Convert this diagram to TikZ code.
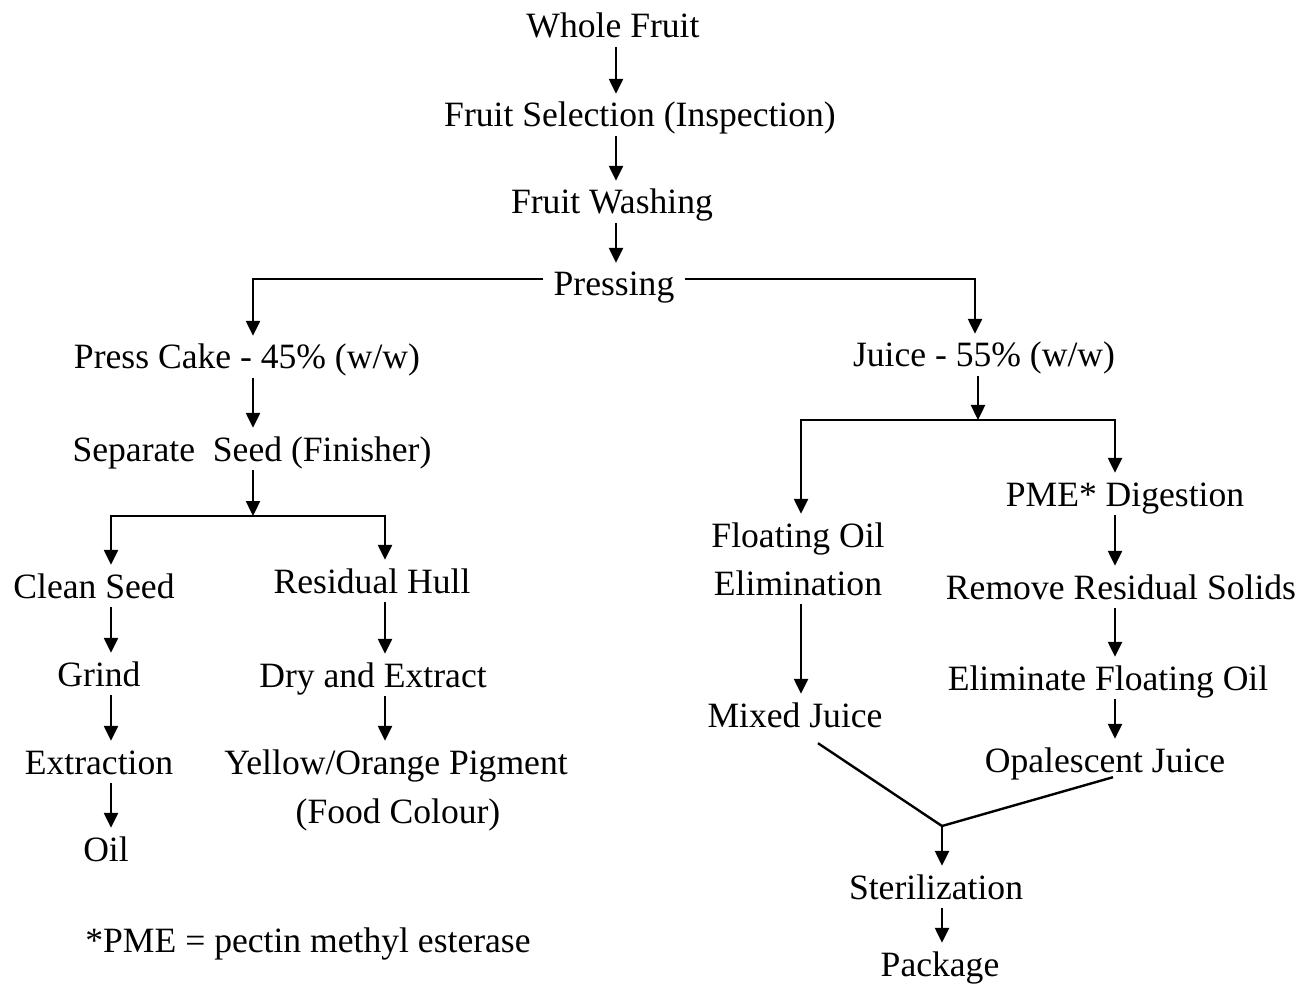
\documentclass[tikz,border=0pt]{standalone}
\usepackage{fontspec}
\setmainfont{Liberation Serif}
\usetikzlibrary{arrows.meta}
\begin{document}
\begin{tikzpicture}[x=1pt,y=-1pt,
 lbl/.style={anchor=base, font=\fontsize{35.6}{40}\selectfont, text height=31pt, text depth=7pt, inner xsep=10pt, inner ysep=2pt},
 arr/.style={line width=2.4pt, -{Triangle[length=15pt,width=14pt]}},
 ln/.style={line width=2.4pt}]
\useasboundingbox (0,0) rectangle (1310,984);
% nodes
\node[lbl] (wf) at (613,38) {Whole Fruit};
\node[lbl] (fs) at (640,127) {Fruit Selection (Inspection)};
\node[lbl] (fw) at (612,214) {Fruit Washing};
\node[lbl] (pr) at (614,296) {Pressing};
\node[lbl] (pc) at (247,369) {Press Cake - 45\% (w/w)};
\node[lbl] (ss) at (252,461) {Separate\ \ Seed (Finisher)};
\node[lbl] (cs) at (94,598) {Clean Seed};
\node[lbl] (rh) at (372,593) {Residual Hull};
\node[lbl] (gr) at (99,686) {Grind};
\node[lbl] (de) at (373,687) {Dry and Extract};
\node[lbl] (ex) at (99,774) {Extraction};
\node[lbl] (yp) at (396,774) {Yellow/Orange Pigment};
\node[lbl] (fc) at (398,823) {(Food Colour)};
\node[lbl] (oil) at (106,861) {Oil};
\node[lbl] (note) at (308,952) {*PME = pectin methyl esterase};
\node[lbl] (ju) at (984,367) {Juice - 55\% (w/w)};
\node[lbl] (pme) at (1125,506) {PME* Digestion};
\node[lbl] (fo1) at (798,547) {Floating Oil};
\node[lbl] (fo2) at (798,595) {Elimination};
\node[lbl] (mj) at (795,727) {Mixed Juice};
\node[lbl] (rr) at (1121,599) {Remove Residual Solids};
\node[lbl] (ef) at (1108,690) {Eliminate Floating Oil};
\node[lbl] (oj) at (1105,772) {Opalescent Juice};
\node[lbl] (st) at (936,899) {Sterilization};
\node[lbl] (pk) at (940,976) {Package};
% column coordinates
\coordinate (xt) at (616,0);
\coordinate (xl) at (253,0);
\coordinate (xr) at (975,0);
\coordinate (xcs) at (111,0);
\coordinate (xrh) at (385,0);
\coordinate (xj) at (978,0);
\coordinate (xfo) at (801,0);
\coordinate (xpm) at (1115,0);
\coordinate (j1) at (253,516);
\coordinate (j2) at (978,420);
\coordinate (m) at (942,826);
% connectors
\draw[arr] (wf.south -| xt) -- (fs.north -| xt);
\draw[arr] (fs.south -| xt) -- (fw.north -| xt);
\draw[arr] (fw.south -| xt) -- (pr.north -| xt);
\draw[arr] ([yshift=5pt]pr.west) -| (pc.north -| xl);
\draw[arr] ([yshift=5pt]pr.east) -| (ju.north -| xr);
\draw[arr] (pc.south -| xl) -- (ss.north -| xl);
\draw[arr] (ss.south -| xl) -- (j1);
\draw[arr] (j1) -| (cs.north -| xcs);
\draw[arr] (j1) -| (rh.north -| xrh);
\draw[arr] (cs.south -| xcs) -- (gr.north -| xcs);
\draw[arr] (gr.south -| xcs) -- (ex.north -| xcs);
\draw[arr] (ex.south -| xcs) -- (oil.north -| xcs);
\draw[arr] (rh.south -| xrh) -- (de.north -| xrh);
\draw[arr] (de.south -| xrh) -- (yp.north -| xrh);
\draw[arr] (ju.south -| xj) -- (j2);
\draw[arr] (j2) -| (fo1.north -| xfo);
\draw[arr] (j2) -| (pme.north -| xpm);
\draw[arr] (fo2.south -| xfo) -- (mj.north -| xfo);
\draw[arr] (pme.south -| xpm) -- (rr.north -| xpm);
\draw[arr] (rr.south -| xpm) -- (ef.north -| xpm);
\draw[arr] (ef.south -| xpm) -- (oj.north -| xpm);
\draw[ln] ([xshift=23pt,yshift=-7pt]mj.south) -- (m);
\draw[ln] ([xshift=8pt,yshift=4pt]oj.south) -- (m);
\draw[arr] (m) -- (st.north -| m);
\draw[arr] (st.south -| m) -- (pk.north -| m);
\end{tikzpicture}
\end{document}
════════════════════
### [Your goal]
Go through the material above and print all of it exactly, except the pictures.

### [Full output]
Convert this diagram to TikZ code.
\documentclass[tikz,border=0pt]{standalone}
\usepackage{fontspec}
\setmainfont{Liberation Serif}
\usetikzlibrary{arrows.meta}
\begin{document}
\begin{tikzpicture}[x=1pt,y=-1pt,
 lbl/.style={anchor=base, font=\fontsize{35.6}{40}\selectfont, text height=31pt, text depth=7pt, inner xsep=10pt, inner ysep=2pt},
 arr/.style={line width=2.4pt, -{Triangle[length=15pt,width=14pt]}},
 ln/.style={line width=2.4pt}]
\useasboundingbox (0,0) rectangle (1310,984);
% nodes
\node[lbl] (wf) at (613,38) {Whole Fruit};
\node[lbl] (fs) at (640,127) {Fruit Selection (Inspection)};
\node[lbl] (fw) at (612,214) {Fruit Washing};
\node[lbl] (pr) at (614,296) {Pressing};
\node[lbl] (pc) at (247,369) {Press Cake - 45\% (w/w)};
\node[lbl] (ss) at (252,461) {Separate\ \ Seed (Finisher)};
\node[lbl] (cs) at (94,598) {Clean Seed};
\node[lbl] (rh) at (372,593) {Residual Hull};
\node[lbl] (gr) at (99,686) {Grind};
\node[lbl] (de) at (373,687) {Dry and Extract};
\node[lbl] (ex) at (99,774) {Extraction};
\node[lbl] (yp) at (396,774) {Yellow/Orange Pigment};
\node[lbl] (fc) at (398,823) {(Food Colour)};
\node[lbl] (oil) at (106,861) {Oil};
\node[lbl] (note) at (308,952) {*PME = pectin methyl esterase};
\node[lbl] (ju) at (984,367) {Juice - 55\% (w/w)};
\node[lbl] (pme) at (1125,506) {PME* Digestion};
\node[lbl] (fo1) at (798,547) {Floating Oil};
\node[lbl] (fo2) at (798,595) {Elimination};
\node[lbl] (mj) at (795,727) {Mixed Juice};
\node[lbl] (rr) at (1121,599) {Remove Residual Solids};
\node[lbl] (ef) at (1108,690) {Eliminate Floating Oil};
\node[lbl] (oj) at (1105,772) {Opalescent Juice};
\node[lbl] (st) at (936,899) {Sterilization};
\node[lbl] (pk) at (940,976) {Package};
% column coordinates
\coordinate (xt) at (616,0);
\coordinate (xl) at (253,0);
\coordinate (xr) at (975,0);
\coordinate (xcs) at (111,0);
\coordinate (xrh) at (385,0);
\coordinate (xj) at (978,0);
\coordinate (xfo) at (801,0);
\coordinate (xpm) at (1115,0);
\coordinate (j1) at (253,516);
\coordinate (j2) at (978,420);
\coordinate (m) at (942,826);
% connectors
\draw[arr] (wf.south -| xt) -- (fs.north -| xt);
\draw[arr] (fs.south -| xt) -- (fw.north -| xt);
\draw[arr] (fw.south -| xt) -- (pr.north -| xt);
\draw[arr] ([yshift=5pt]pr.west) -| (pc.north -| xl);
\draw[arr] ([yshift=5pt]pr.east) -| (ju.north -| xr);
\draw[arr] (pc.south -| xl) -- (ss.north -| xl);
\draw[arr] (ss.south -| xl) -- (j1);
\draw[arr] (j1) -| (cs.north -| xcs);
\draw[arr] (j1) -| (rh.north -| xrh);
\draw[arr] (cs.south -| xcs) -- (gr.north -| xcs);
\draw[arr] (gr.south -| xcs) -- (ex.north -| xcs);
\draw[arr] (ex.south -| xcs) -- (oil.north -| xcs);
\draw[arr] (rh.south -| xrh) -- (de.north -| xrh);
\draw[arr] (de.south -| xrh) -- (yp.north -| xrh);
\draw[arr] (ju.south -| xj) -- (j2);
\draw[arr] (j2) -| (fo1.north -| xfo);
\draw[arr] (j2) -| (pme.north -| xpm);
\draw[arr] (fo2.south -| xfo) -- (mj.north -| xfo);
\draw[arr] (pme.south -| xpm) -- (rr.north -| xpm);
\draw[arr] (rr.south -| xpm) -- (ef.north -| xpm);
\draw[arr] (ef.south -| xpm) -- (oj.north -| xpm);
\draw[ln] ([xshift=23pt,yshift=-7pt]mj.south) -- (m);
\draw[ln] ([xshift=8pt,yshift=4pt]oj.south) -- (m);
\draw[arr] (m) -- (st.north -| m);
\draw[arr] (st.south -| m) -- (pk.north -| m);
\end{tikzpicture}
\end{document}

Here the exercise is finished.